Tariq Owens, the long and athletic 6’11” forward who transferred to Texas Tech in the offseason as a grad transfer, was a huge factor in keeping the Johnnies competitive on defense. While he was on the floor, the Red Storm allowed under a point per possession, as Owens covered ground, blocked shots and was generally an irritant to all who dared come into the lane.

How much of the defensive improvement — from 131st in the nation to 29th last season in defensive points per possession allowed — was due to Owens’ presence?

It was likely quite a bit.

Keita, all 240 pounds of him, is a different player than Owens, who weighed somewhere in the vicinity of 200-205 after a good lunch. That weight and strength showed; smaller than many of the opposing conference bigs, Owens was not one to hold position on the block on either end.

But the Johnnies successfully worked around that issue to take advantage of his shot blocking.

Moreover, Owens learned, between his first and second seasons in the red and white, how to defend without fouling quite as much. He lowered his fouls committed per 40 minutes to under four per game in Big East action — while logging heavy minutes. The previous season, that number was nearly seven per game, and Owens fouled out seven times.

On a team with seven scholarship players at times (with 1-2 often kept behind glass except for emergencies), that was a helpful feat.

Owens was a force, and one that could stay on the floor and affect the game.

Now that Keita is the back line behind ballhawks Shamorie Ponds and Justin Simon, can he stay on the floor?

There’s no experienced Amar Alibegovic, no Kassoum Yakwe, just a pair of freshmen (Josh Roberts and Marcellus Earlington).

If Keita can play heavy minutes, will he alter shots and keep opponents from scoring inside? At South Carolina he blocked a solid 5% of opponent shots in limited time. His size and strength should provide some resistance to post scorers, hopefully keeping the defensive two-point percentage down.
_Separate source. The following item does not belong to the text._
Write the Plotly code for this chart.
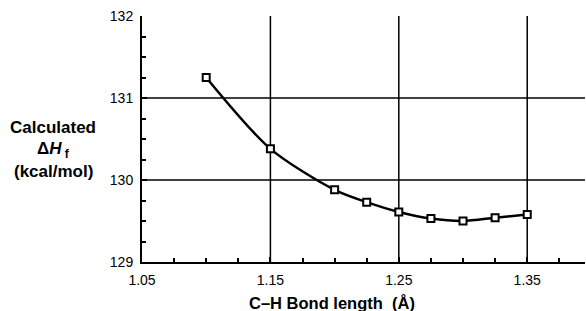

And he should be big enough to be a post presence, granting a little more space to perimeter players (even though he only shot 24% inside the arc in his limited time at South Carolina).

How different will Keita’s presence make this team?

Can he run with the guards?

Can he create defensive chaos?

Can he stay on the floor?

Those are huge questions, because the burden is on Keita to hold down the middle.